Asking Questions in Chat
Chat is where you explore your data. Ask any question about your interactions in plain English and the AI Analytics Assistant generates a chart, graph, or written insight in response, then keep asking follow-up questions to go deeper.
Starting a new chat
- Open the Analytics Assistant and select New Chat.
- Type your question in the message box and send it.
- The assistant returns a visualization and a written summary answering your question.
When you open a new chat, you'll also see a few sample questions you can click to get started quickly.
Asking a good question
You can ask questions exactly as you'd phrase them to a colleague. A few examples:
- What are the top contact reasons driving escalations this week?
- How has our containment rate changed month over month?
- Which agents have the highest handle times on billing chats?
- Where are customers experiencing the most friction in our bot?

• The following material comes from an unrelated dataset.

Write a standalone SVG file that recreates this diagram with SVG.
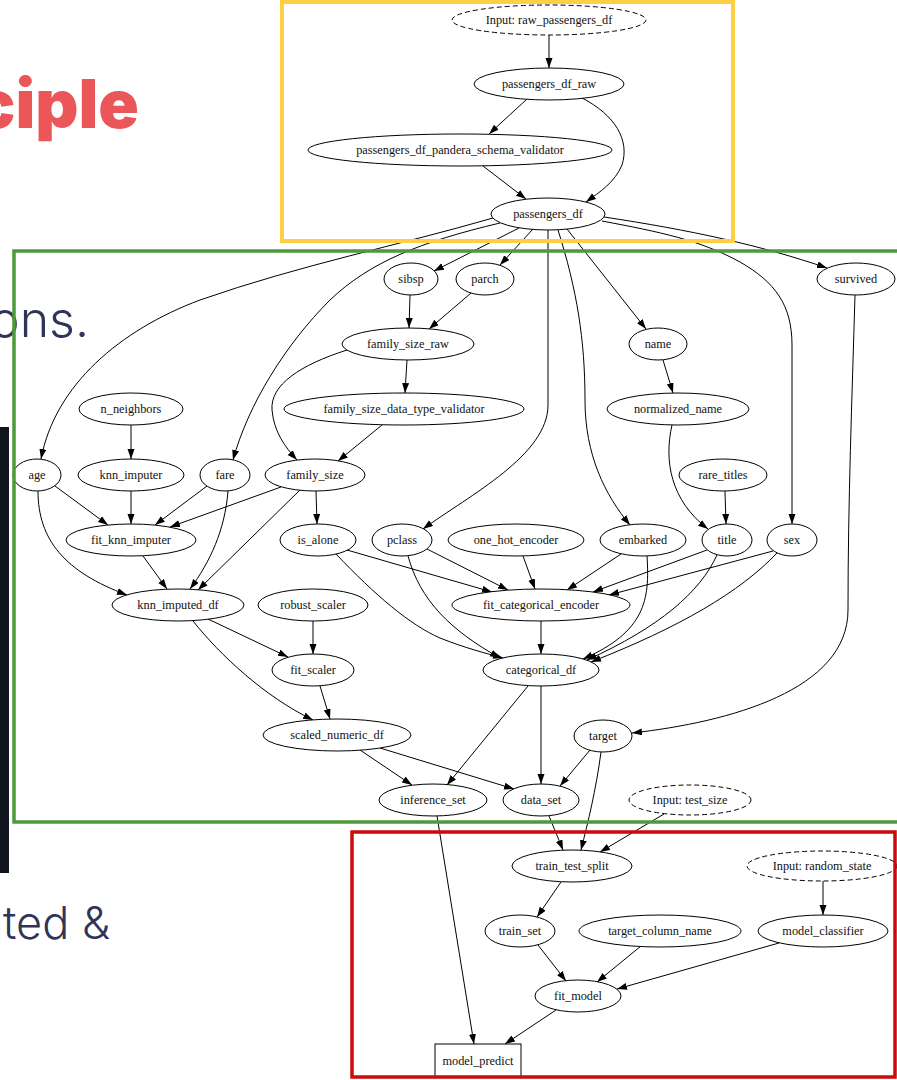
<svg xmlns="http://www.w3.org/2000/svg" width="897" height="1080" viewBox="0 0 897 1080">
  <defs>
    <marker id="arrow" markerUnits="userSpaceOnUse" markerWidth="10" markerHeight="8" refX="10" refY="3.5" orient="auto">
      <path d="M0,0 L10,3.5 L0,7 z" fill="#000"/>
    </marker>
    <style>
      .node ellipse, .node rect { fill: #fff; stroke: #000; stroke-width: 1; }
      .node.input ellipse { stroke-dasharray: 5 3; }
      .node text { font-family: "Liberation Serif", "Times New Roman", serif; font-size: 12.3px; fill: #111; text-anchor: middle; }
      #edges path { fill: none; stroke: #000; stroke-width: 1; marker-end: url(#arrow); }
      .frame { fill: none; }
      .slide-title { font-family: Inter, "Liberation Sans", sans-serif; font-weight: 900; fill: #eb5658; }
      .slide-body { font-family: Inter, "Liberation Sans", sans-serif; font-weight: 300; fill: #2e3558; }
    </style>
  </defs>

  <rect width="897" height="1080" fill="#fff"/>

  <!-- slide background fragments -->
  <text class="slide-title" x="139" y="128" font-size="67" text-anchor="end">ciple</text>
  <text class="slide-body" x="89" y="337" font-size="50" text-anchor="end">ons.</text>
  <text class="slide-body" x="110" y="939" font-size="45" text-anchor="end">ted &amp;</text>
  <rect x="0" y="427" width="9" height="446" fill="#10151d"/>

  <!-- connectors -->
  <g id="edges">
    <path d="M549,35 L549,68"/>
    <path d="M527,99 L489,134"/>
    <path d="M582,98 C615,115 630,140 622,165 C615,182 600,192 586,202"/>
    <path d="M483,166 L526,199"/>
    <path d="M493,218 C400,245 300,265 200,300 C120,330 55,385 41,459"/>
    <path d="M500,223 C420,242 370,262 330,300 C285,345 248,405 233,460"/>
    <path d="M519,228 L434,271"/>
    <path d="M533,229 L500,265"/>
    <path d="M548,230 L548,405 C548,455 470,495 423,529"/>
    <path d="M558,230 C577,290 585,340 585,400 C585,455 605,495 630,525"/>
    <path d="M567,229 L646,329"/>
    <path d="M602,221 C660,232 700,240 740,262 C775,282 792,305 792,345 L792,524"/>
    <path d="M604,217 C690,230 760,245 827,268"/>
    <path d="M855,295 C852,400 848,500 848,610 C848,690 730,722 632,733"/>
    <path d="M410,295 L409,328"/>
    <path d="M471,293 L429,329"/>
    <path d="M407,360 L405,393"/>
    <path d="M347,350 C300,365 270,385 272,410 C274,432 285,447 297,460"/>
    <path d="M382,425 L338,461"/>
    <path d="M131,425 L131,459"/>
    <path d="M55,486 L108,525"/>
    <path d="M131,491 L131,524"/>
    <path d="M207,486 L155,525"/>
    <path d="M281,487 L170,527"/>
    <path d="M38,491 C38,540 65,572 127,595"/>
    <path d="M143,556 L167,589"/>
    <path d="M228,491 C225,530 210,562 190,589"/>
    <path d="M300,490 L198,590"/>
    <path d="M316,491 L317,524"/>
    <path d="M347,550 L492,592"/>
    <path d="M336,554 C375,595 410,625 440,638 C465,648 485,653 503,658"/>
    <path d="M427,549 L508,590"/>
    <path d="M408,556 C420,600 450,630 500,658"/>
    <path d="M523,556 L535,589"/>
    <path d="M621,554 L567,590"/>
    <path d="M707,550 L593,592"/>
    <path d="M773,551 L609,595"/>
    <path d="M647,556 C650,600 645,632 583,659"/>
    <path d="M717,555 C700,592 660,627 587,660"/>
    <path d="M777,553 C740,592 680,627 591,662"/>
    <path d="M541,621 L541,654"/>
    <path d="M663,360 L673,393"/>
    <path d="M672,425 C664,460 670,500 708,529"/>
    <path d="M725,491 L726,524"/>
    <path d="M208,619 L288,657"/>
    <path d="M193,621 C220,655 265,697 313,720"/>
    <path d="M313,621 L313,654"/>
    <path d="M320,686 L330,719"/>
    <path d="M360,750 L412,785"/>
    <path d="M380,748 L514,789"/>
    <path d="M528,686 L447,785"/>
    <path d="M541,686 L541,784"/>
    <path d="M590,750 L560,786"/>
    <path d="M601,752 C596,790 588,822 581,850"/>
    <path d="M549,816 L563,850"/>
    <path d="M664,814 L600,852"/>
    <path d="M437,816 L474,1044"/>
    <path d="M561,882 L537,917"/>
    <path d="M823,881 L823,915"/>
    <path d="M538,945 L566,981"/>
    <path d="M641,946 L597,982"/>
    <path d="M779,943 L617,989"/>
    <path d="M556,1010 L505,1044"/>
  </g>

  <!-- nodes -->
  <g id="input_raw_passengers_df" class="node input"><ellipse cx="549" cy="20" rx="97" ry="15"/><text x="549" y="24.3">Input: raw_passengers_df</text></g>
  <g id="passengers_df_raw" class="node"><ellipse cx="549" cy="84" rx="75" ry="16"/><text x="549" y="88.3">passengers_df_raw</text></g>
  <g id="passengers_df_pandera_schema_validator" class="node"><ellipse cx="460" cy="150" rx="152" ry="16"/><text x="460" y="154.3">passengers_df_pandera_schema_validator</text></g>
  <g id="passengers_df" class="node"><ellipse cx="548" cy="214" rx="57" ry="16"/><text x="548" y="218.3">passengers_df</text></g>
  <g id="sibsp" class="node"><ellipse cx="411" cy="279" rx="27" ry="16"/><text x="411" y="283.3">sibsp</text></g>
  <g id="parch" class="node"><ellipse cx="485" cy="279" rx="29" ry="16"/><text x="485" y="283.3">parch</text></g>
  <g id="survived" class="node"><ellipse cx="856" cy="279" rx="39" ry="16"/><text x="856" y="283.3">survived</text></g>
  <g id="family_size_raw" class="node"><ellipse cx="408" cy="344" rx="66" ry="16"/><text x="408" y="348.3">family_size_raw</text></g>
  <g id="name" class="node"><ellipse cx="658" cy="344" rx="29" ry="16"/><text x="658" y="348.3">name</text></g>
  <g id="n_neighbors" class="node"><ellipse cx="131" cy="409" rx="52" ry="16"/><text x="131" y="413.3">n_neighbors</text></g>
  <g id="family_size_data_type_validator" class="node"><ellipse cx="404" cy="409" rx="120" ry="16"/><text x="404" y="413.3">family_size_data_type_validator</text></g>
  <g id="normalized_name" class="node"><ellipse cx="678" cy="409" rx="71" ry="16"/><text x="678" y="413.3">normalized_name</text></g>
  <g id="age" class="node"><ellipse cx="37" cy="475" rx="24" ry="16"/><text x="37" y="479.3">age</text></g>
  <g id="knn_imputer" class="node"><ellipse cx="131" cy="475" rx="53" ry="16"/><text x="131" y="479.3">knn_imputer</text></g>
  <g id="fare" class="node"><ellipse cx="225" cy="475" rx="25" ry="16"/><text x="225" y="479.3">fare</text></g>
  <g id="family_size" class="node"><ellipse cx="315" cy="475" rx="50" ry="16"/><text x="315" y="479.3">family_size</text></g>
  <g id="rare_titles" class="node"><ellipse cx="723" cy="475" rx="44" ry="16"/><text x="723" y="479.3">rare_titles</text></g>
  <g id="fit_knn_imputer" class="node"><ellipse cx="131" cy="540" rx="65" ry="16"/><text x="131" y="544.3">fit_knn_imputer</text></g>
  <g id="is_alone" class="node"><ellipse cx="318" cy="540" rx="38" ry="16"/><text x="318" y="544.3">is_alone</text></g>
  <g id="pclass" class="node"><ellipse cx="402" cy="540" rx="30" ry="16"/><text x="402" y="544.3">pclass</text></g>
  <g id="one_hot_encoder" class="node"><ellipse cx="516" cy="540" rx="68" ry="16"/><text x="516" y="544.3">one_hot_encoder</text></g>
  <g id="embarked" class="node"><ellipse cx="643" cy="540" rx="43" ry="16"/><text x="643" y="544.3">embarked</text></g>
  <g id="title" class="node"><ellipse cx="727" cy="540" rx="25" ry="16"/><text x="727" y="544.3">title</text></g>
  <g id="sex" class="node"><ellipse cx="792" cy="540" rx="25" ry="16"/><text x="792" y="544.3">sex</text></g>
  <g id="knn_imputed_df" class="node"><ellipse cx="178" cy="605" rx="66" ry="16"/><text x="178" y="609.3">knn_imputed_df</text></g>
  <g id="robust_scaler" class="node"><ellipse cx="313" cy="605" rx="55" ry="16"/><text x="313" y="609.3">robust_scaler</text></g>
  <g id="fit_categorical_encoder" class="node"><ellipse cx="541" cy="605" rx="89" ry="16"/><text x="541" y="609.3">fit_categorical_encoder</text></g>
  <g id="fit_scaler" class="node"><ellipse cx="313" cy="670" rx="41" ry="16"/><text x="313" y="674.3">fit_scaler</text></g>
  <g id="categorical_df" class="node"><ellipse cx="541" cy="670" rx="58" ry="16"/><text x="541" y="674.3">categorical_df</text></g>
  <g id="scaled_numeric_df" class="node"><ellipse cx="337" cy="735" rx="74" ry="16"/><text x="337" y="739.3">scaled_numeric_df</text></g>
  <g id="target" class="node"><ellipse cx="603" cy="736" rx="29" ry="16"/><text x="603" y="740.3">target</text></g>
  <g id="inference_set" class="node"><ellipse cx="433" cy="800" rx="54" ry="16"/><text x="433" y="804.3">inference_set</text></g>
  <g id="data_set" class="node"><ellipse cx="541" cy="800" rx="38" ry="16"/><text x="541" y="804.3">data_set</text></g>
  <g id="input_test_size" class="node input"><ellipse cx="690" cy="800" rx="61" ry="15"/><text x="690" y="804.3">Input: test_size</text></g>
  <g id="train_test_split" class="node"><ellipse cx="572" cy="866" rx="60" ry="16"/><text x="572" y="870.3">train_test_split</text></g>
  <g id="input_random_state" class="node input"><ellipse cx="822" cy="866" rx="75" ry="15"/><text x="822" y="870.3">Input: random_state</text></g>
  <g id="train_set" class="node"><ellipse cx="520" cy="931" rx="35" ry="16"/><text x="520" y="935.3">train_set</text></g>
  <g id="target_column_name" class="node"><ellipse cx="660" cy="931" rx="81" ry="16"/><text x="660" y="935.3">target_column_name</text></g>
  <g id="model_classifier" class="node"><ellipse cx="823" cy="931" rx="65" ry="16"/><text x="823" y="935.3">model_classifier</text></g>
  <g id="fit_model" class="node"><ellipse cx="578" cy="996" rx="43" ry="16"/><text x="578" y="1000.3">fit_model</text></g>
  <g id="model_predict" class="node"><rect x="435" y="1044" width="86" height="33"/><text x="478" y="1064.8">model_predict</text></g>

  <!-- highlight frames -->
  <rect class="frame" x="282" y="2" width="451" height="239" stroke="#fccf45" stroke-width="4"/>
  <rect class="frame" x="14" y="251" width="900" height="571" stroke="#4d9a3a" stroke-width="3.5"/>
  <rect class="frame" x="352" y="832" width="543" height="245" stroke="#cd0a0a" stroke-width="3.5"/>
</svg>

- What's our deflection rate this quarter?
- Which chat topics are most associated with negative sentiment?
Tips for better answers
- Name the channel or bot. If you have several channels, mention which one you mean, for example "top 10 contact reasons for the bot" or "resolution time for helpdesk tickets." Without that context, the assistant looks across all available data.
- Be specific about the time frame. Phrases like "this week," "last quarter," or "month over month" help the assistant scope the answer.
- Ask for the chart type you want. You can request a specific chart, for example "show this as a bar chart." Bar charts work especially well for dashboards and exported slides.
- Follow up. Treat it like a conversation. After an answer, ask "break that down by subcategory" or "now show only high-priority tickets."
Saving an answer
When you get an answer worth keeping, pin it to a dashboard so your team can see it without re-asking. See Pinning Questions to a Dashboard.
Browsing past chats
Your previous conversations are saved, so you can revisit a question and its answer at any time from your chat history.